Yesterday I went to a funeral near Bury St Edmunds to bury my Godmother, Molly Scotcher, who died last week. I’m not very good at funerals. No matter how much I tell myself I’m going to maintain a stiff upper lip, my eyes somehow turn into water fountains. It didn’t help today when I saw my Father and my Uncle acting as pall-bearers. They were carrying the coffin containing their sister. My mother (from whom I have inherited my moist eyes) was in bits. It was Molly who introduced her to my father fifty years ago. Indeed, had Molly and my mother not struck up a conversation on a train from Clare in Suffolk to Bartlow in Cambridgeshire, my parents would never have met and you wouldn’t be reading this blog.
Molly was a woman of her generation. She was born in 1931 and was educated in Ashdon, near Saffron Walden, at the same school I was to attend thirty years later. She worked as a railway clerk before marrying her husband Percy. She immediately gave up work and had twins, my cousins Susan and Heather. Percy died 17 years ago today and since then she has devoted herself to her grandchildren and caring for elderly people. She really was a woman who put others before herself. Six months ago Molly was diagnosed with three aneurisms, and it was from one of those she died. Susan, her daughter discovered her body. I can think of nothing worse than discovering a dead parent. My sister Sheena rang to tell me. Sheena doesn’t ring me that often and when she does, I often fear the worst.

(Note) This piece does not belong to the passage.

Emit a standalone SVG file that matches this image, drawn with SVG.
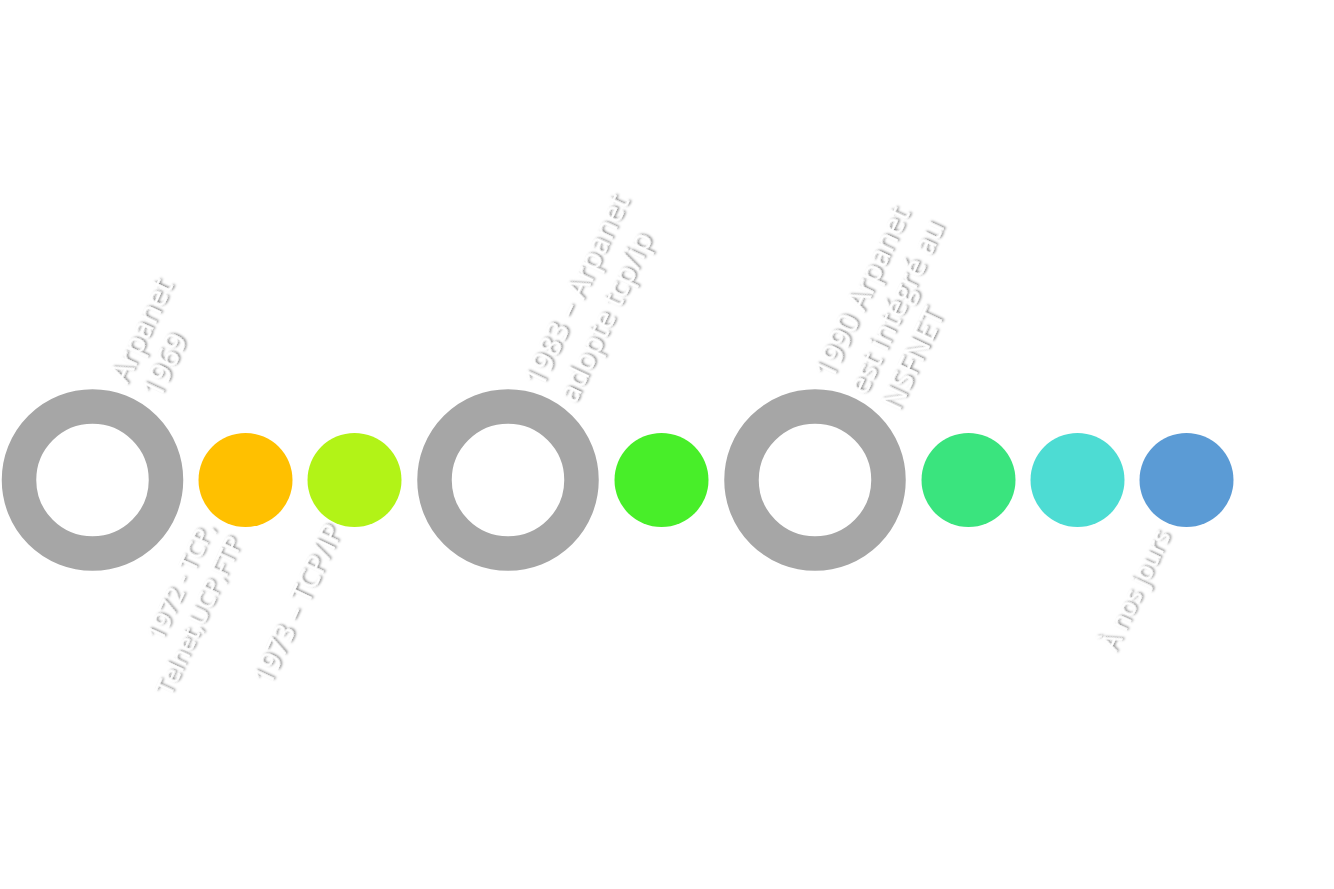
<svg xmlns="http://www.w3.org/2000/svg" width="1334" height="889" viewBox="0 0 1334 889">
<defs>
<filter id="sh" x="-20%" y="-20%" width="140%" height="140%">
<feDropShadow dx="1.5" dy="1.5" stdDeviation="1" flood-color="#000" flood-opacity="0.5"/>
</filter>
<style>
.ring{fill:none;stroke:#a6a6a6;stroke-width:34.5}
.lbl{font-family:"Open Sans","DejaVu Sans",sans-serif;fill:#fff;filter:url(#sh)}
.end{text-anchor:end}
</style>
</defs>
<rect width="1334" height="889" fill="#fff"/>
<g id="n1"><circle class="ring" cx="92.5" cy="480" r="73.5"/>
<text class="lbl" font-size="29.5" transform="translate(127 385) rotate(-65)"><tspan x="0" y="0">Arpanet</tspan><tspan x="0" dy="36">1969</tspan></text></g>
<g id="n2"><circle cx="245.5" cy="480" r="47" fill="#ffc000"/>
<text class="lbl end" font-size="24.5" transform="translate(215 528) rotate(-65)"><tspan x="0" y="0">1972 - TCP,</tspan><tspan x="0" dy="31">Telnet,UCP,FTP</tspan></text></g>
<g id="n3"><circle cx="354.5" cy="480" r="47" fill="#b2f317"/>
<text class="lbl end" font-size="27.3" transform="translate(343 530) rotate(-65)">1973 – TCP/IP</text></g>
<g id="n4"><circle class="ring" cx="508" cy="480" r="73.5"/>
<text class="lbl" font-size="29.5" transform="translate(542 389) rotate(-65)"><tspan x="0" y="0">1983 – Arpanet</tspan><tspan x="0" dy="37">adopte tcp/ip</tspan></text></g>
<g id="n5"><circle cx="661.5" cy="480" r="47" fill="#48ee29"/></g>
<g id="n6"><circle class="ring" cx="815" cy="480" r="73.5"/>
<text class="lbl" font-size="29.5" transform="translate(832 381) rotate(-65)"><tspan x="0" y="0">1990 Arpanet</tspan><tspan x="0" dy="37">est intégré au</tspan><tspan x="0" dy="37">NSFNET</tspan></text></g>
<g id="n7"><circle cx="968.5" cy="480" r="47" fill="#3ae47e"/></g>
<g id="n8"><circle cx="1077.5" cy="480" r="47" fill="#4ddcd3"/></g>
<g id="n9"><circle cx="1186.5" cy="480" r="47" fill="#5b9bd5"/>
<text class="lbl end" font-size="25" transform="translate(1171 535) rotate(-65)">À nos jours</text></g>
<g id="connectors"/>
</svg>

Why am I telling you all this? No idea really. I suppose it was an odd day and I just wanted to get it off my chest. But I was reminded of an exchange I had with one of the journalism students in Cardiff yesterday who made a remark about all politicians being on the make and someone inhumane. I countered that people have a similar view of journalists and made the point that politicians and journalists all have feelings, they all laugh, they cry, they shop in the same places as other people, watch the same TV programmes, suffer from the same illnesses. And everyone gets sad at funerals.
Funerals often provoke odd emotions in me and this one has been no different. One thing it has done is to make me question why I only really see my extended family at funerals. And it’s made me determine to get my sister to ring me when she has good news – or even no news – so at least I don’t always fear the worst when I see her name come up on my phone screen. Yesterday, possibly for the first time, I felt my age.
Apologies for the self indulgence of this post. Normal service to be resumed!